A Agência de Vigilância Sanitária (Anvisa) explica que a RDC nº 259/2002 dispõe que a data de fabricação não é uma informação de declaração obrigatória para os alimentos em geral. A única data obrigatória, segundo esta norma, é a data de validade do produto. Assim, a data de fabricação pode ser declarada de forma opcional pelos fabricantes ou mesmo ser utilizada como uma forma de declaração do lote do produto. Porém, a data de fabricação é exigida para alguns produtos específicos, especialmente os regulamentados pelo Ministério da Agricultura.

A Anvisa esclarece ainda que o prazo de validade é a data até a qual um produto, nas condições de conservação indicadas pelo fabricante, conserva suas propriedades e características, mantendo-se seguro para o consumo. Já a data de fabricação é a data na qual o produto se tornou descrito e apresentado ao consumidor. Essa informação fornece ao consumidor uma ideia do frescor do alimento. E por fim, a agência diz o fabricante do produto é responsável por realizar os testes necessários para determinar o prazo de validade do seu alimento e não é possível estabelecer um prazo de validade geral para categorias de produtos.

Para mim, enquanto profissional que acompanha a Defesa do Consumidor há 24 anos, foi uma surpresa saber que não há mais exigência da colocação da data de fabricação.

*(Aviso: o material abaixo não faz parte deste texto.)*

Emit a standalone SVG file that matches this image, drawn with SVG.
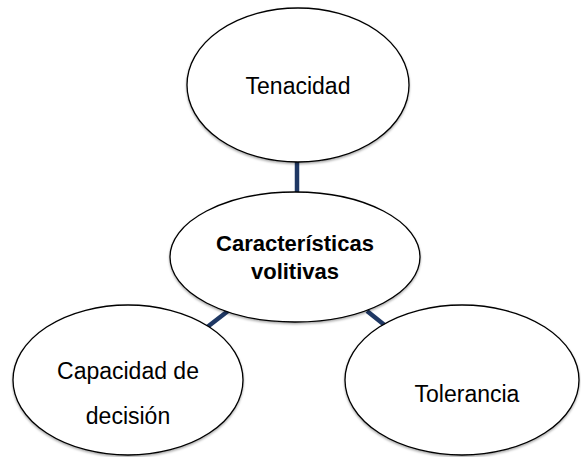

E como consumidora, acho um absurdo que esta informação tenha sido retirada. O ideal é sabermos as duas datas para analisarmos se vale a pena comprar. Isso é um retrocesso na legislação. E fico pensando se a Anvisa pode criar uma norma que é contrária ao que diz o CDC, uma lei federal. E se a agência pode “entender”, de forma diferente, o que significa “origem” no artigo 31. Com a palavra, os advogados do setor.